I worry that <snip> Piomas have had difficulties assessing the total volume of areas where we have scant floes and 'Slush Puppy'
Hi G-W,
WRT PIOMAS, their problem is a simplifying assumption made in the underlying model of the sea ice. PIOMAS uses one set of values for all type of sea ice: salinity, density, melting point. That means FYI and MYI both behave slightly differently than the median values chosen for the model parameters.
I think this is the reason why the Polar Science Center
validation effort found that:
Note that from the comparison with in situ observations it appears that PIOMAS tends to overestimate thin ice and underestimates thick ice.

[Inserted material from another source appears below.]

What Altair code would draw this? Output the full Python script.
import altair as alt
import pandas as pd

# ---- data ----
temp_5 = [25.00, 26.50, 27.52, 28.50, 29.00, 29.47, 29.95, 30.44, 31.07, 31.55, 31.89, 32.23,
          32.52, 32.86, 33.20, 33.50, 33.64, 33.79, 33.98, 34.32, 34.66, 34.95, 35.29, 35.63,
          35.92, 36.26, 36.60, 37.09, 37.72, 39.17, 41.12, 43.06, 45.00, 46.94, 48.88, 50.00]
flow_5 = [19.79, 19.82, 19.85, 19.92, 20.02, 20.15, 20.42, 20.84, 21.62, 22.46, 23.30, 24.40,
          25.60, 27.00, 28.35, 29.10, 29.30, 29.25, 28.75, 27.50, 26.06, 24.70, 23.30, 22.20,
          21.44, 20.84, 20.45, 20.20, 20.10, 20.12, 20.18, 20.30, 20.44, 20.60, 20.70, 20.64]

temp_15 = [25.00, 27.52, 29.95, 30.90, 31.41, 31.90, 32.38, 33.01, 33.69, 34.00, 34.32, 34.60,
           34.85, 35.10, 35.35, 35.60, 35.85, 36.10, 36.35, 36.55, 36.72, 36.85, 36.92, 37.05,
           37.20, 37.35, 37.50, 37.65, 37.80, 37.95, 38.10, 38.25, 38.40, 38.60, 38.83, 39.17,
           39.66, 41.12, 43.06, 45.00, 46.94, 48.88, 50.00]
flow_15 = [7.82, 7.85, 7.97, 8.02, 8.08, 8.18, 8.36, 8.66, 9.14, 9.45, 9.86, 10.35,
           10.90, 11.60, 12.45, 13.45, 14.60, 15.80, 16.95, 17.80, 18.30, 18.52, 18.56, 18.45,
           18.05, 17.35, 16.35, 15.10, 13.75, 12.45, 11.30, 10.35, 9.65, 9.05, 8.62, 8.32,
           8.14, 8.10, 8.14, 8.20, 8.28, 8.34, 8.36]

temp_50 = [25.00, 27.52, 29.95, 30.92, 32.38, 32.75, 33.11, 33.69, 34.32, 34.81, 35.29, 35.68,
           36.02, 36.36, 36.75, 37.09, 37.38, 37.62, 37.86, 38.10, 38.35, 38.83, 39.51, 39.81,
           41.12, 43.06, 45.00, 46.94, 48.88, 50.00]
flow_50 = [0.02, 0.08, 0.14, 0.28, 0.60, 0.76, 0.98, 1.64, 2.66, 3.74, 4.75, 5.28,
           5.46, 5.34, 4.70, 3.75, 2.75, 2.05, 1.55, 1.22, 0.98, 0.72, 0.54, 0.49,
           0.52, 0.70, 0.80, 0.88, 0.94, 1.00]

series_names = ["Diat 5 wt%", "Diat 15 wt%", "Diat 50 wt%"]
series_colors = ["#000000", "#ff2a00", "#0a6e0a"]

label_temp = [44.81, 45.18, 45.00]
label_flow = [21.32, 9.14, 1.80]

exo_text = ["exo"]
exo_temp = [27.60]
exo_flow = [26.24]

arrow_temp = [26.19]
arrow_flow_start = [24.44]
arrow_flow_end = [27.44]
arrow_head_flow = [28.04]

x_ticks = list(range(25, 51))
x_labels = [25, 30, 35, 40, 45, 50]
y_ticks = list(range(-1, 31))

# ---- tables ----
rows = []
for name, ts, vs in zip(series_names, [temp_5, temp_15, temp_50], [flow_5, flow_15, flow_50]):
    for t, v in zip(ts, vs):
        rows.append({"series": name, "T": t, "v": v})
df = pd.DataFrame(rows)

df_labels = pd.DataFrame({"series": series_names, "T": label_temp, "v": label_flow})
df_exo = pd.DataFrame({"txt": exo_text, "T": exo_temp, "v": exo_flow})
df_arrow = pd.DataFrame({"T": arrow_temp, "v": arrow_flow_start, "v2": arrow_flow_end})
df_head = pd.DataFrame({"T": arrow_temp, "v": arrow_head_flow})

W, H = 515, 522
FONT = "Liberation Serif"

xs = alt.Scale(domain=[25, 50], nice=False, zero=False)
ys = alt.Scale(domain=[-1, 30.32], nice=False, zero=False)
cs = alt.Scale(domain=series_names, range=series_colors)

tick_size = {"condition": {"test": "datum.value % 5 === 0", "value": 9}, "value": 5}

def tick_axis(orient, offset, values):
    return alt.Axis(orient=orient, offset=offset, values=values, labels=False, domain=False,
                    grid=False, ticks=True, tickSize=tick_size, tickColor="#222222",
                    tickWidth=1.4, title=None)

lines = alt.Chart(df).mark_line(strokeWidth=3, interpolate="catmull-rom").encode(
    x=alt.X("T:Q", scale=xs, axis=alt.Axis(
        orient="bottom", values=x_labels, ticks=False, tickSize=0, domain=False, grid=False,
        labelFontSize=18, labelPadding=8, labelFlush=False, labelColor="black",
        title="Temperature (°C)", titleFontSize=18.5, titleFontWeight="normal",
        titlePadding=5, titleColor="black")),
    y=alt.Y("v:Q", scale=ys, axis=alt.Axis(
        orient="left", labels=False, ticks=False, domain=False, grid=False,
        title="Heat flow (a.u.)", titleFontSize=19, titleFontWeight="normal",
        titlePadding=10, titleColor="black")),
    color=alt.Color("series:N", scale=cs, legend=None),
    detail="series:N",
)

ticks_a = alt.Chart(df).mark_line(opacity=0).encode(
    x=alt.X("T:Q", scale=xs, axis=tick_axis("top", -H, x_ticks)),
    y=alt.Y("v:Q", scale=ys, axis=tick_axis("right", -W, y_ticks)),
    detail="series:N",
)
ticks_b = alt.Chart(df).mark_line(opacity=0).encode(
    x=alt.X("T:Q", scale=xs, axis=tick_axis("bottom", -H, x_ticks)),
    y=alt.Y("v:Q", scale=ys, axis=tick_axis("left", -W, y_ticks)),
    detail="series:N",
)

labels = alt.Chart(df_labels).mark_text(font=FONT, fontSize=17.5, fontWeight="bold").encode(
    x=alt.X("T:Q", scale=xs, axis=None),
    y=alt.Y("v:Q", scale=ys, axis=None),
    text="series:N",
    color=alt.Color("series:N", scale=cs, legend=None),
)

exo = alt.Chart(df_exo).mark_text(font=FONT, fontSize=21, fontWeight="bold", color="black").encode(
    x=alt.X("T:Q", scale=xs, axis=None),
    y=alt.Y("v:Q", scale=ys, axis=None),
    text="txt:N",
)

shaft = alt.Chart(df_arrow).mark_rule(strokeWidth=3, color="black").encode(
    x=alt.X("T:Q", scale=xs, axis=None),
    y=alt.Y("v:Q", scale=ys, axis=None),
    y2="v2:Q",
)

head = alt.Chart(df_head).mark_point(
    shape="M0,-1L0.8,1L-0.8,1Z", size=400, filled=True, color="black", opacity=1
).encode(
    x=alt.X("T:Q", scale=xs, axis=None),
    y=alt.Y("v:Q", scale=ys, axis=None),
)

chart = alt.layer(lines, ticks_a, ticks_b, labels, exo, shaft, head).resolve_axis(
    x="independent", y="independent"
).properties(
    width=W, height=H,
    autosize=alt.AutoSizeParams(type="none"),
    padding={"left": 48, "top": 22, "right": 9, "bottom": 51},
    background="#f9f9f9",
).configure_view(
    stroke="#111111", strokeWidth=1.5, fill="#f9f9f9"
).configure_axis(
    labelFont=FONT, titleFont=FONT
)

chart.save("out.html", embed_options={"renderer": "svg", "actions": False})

Note that FYI is composed of about 10% air bubbles. That causes it's density to be lower. The liquid brine portion of sea water contained within FYI
IS dense, but it is
NOT sea ice, and should be subtracted from the volume estimate. Again, one set of parameters does not fit all species of sea ice!
I estimate that overall it takes about 10% less energy to melt FYI than PIOMAS modeled sea ice, and perhaps 10% more energy to melt MYI than modeled ice. This causes problems later on as we'll see.

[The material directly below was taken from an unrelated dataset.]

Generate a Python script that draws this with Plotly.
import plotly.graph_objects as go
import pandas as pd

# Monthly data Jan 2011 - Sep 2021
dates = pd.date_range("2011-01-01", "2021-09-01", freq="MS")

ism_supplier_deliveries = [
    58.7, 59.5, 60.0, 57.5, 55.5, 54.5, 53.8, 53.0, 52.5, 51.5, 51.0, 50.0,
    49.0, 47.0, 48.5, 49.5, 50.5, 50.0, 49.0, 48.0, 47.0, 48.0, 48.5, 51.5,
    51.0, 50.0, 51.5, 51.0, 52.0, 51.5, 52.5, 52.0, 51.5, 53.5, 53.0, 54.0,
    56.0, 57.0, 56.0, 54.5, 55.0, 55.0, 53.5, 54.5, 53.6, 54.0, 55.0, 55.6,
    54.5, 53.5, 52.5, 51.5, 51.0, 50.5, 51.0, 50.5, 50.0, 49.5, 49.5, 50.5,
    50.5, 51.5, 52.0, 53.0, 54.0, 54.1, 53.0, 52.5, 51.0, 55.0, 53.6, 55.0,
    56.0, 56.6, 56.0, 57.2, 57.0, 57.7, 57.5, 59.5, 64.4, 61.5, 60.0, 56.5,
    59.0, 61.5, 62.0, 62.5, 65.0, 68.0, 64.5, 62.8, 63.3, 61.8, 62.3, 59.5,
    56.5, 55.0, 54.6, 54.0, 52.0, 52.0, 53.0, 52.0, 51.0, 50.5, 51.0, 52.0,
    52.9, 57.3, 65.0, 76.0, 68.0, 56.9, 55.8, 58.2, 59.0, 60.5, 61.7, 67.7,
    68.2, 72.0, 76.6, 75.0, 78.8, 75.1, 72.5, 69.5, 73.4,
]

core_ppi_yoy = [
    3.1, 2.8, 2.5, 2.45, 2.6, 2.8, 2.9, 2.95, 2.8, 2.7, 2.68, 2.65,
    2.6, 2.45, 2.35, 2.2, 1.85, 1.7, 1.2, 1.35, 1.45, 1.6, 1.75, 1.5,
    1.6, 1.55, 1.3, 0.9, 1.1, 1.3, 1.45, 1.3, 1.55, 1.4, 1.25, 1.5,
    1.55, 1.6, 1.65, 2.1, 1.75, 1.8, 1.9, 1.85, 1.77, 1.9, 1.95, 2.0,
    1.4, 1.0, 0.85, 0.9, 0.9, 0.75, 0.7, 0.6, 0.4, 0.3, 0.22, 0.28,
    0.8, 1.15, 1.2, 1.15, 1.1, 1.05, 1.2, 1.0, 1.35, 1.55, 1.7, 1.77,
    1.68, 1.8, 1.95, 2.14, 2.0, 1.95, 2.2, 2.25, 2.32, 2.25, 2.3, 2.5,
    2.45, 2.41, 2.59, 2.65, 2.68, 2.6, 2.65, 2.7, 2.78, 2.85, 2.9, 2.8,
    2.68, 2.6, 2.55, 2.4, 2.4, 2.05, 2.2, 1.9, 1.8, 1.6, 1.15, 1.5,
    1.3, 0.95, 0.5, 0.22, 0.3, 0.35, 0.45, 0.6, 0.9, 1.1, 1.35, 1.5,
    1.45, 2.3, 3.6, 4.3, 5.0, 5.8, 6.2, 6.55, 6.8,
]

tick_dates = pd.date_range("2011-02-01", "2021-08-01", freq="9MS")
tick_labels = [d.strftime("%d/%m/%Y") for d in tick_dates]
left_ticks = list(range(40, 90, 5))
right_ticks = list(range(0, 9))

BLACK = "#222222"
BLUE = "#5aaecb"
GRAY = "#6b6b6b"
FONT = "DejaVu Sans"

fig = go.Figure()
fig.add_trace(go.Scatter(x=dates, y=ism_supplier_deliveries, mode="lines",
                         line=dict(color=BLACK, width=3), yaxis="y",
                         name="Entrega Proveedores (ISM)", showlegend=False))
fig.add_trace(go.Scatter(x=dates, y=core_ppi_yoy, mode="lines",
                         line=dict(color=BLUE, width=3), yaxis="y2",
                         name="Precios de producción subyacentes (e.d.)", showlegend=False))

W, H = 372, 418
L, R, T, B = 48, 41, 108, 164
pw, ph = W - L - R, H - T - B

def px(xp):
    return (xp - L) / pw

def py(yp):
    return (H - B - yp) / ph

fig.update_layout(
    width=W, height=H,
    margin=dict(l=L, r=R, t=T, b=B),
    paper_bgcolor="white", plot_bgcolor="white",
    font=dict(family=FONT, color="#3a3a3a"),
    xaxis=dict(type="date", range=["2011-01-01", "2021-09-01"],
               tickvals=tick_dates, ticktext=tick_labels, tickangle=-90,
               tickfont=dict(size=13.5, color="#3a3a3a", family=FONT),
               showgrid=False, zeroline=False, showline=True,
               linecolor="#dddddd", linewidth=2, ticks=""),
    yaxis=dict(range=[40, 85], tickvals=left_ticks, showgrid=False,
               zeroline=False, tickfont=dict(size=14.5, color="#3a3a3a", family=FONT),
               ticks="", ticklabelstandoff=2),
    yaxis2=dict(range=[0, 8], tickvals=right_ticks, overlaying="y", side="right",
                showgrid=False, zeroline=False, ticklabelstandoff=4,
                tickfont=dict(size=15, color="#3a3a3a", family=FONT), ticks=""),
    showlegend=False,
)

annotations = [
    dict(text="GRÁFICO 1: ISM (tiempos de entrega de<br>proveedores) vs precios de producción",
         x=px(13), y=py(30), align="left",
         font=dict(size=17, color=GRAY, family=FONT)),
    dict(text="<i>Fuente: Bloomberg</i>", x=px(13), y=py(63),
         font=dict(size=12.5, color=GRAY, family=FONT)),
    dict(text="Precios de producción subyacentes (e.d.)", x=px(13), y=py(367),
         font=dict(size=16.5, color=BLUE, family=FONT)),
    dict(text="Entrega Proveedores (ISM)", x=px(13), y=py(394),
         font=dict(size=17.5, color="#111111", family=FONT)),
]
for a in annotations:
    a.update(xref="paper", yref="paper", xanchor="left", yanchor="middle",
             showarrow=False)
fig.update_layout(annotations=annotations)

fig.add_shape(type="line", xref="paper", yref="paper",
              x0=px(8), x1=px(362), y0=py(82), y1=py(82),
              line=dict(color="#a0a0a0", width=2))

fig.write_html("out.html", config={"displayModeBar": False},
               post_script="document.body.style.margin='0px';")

Note that PIOMAS did a terrible job predicting the September 2012 avg SIE in its
Late Summer update to the SEARCH Project (
3.9 +/- 0.32 M km2). About 270,000 km
2 more ice melted in the event than PIOMAS predicted only 2 weeks earlier, almost all of it in FYI areas, while the MYI persisted.
So here's my take on PIOMAS's shortcoming for prediction: As the ratio of FYI/MYI increases, PIOMAS becomes increasingly inaccurate due to sea ice parameter mismatch.
The obvious fix is to model different types of sea ice, with persistence over time to age the ice.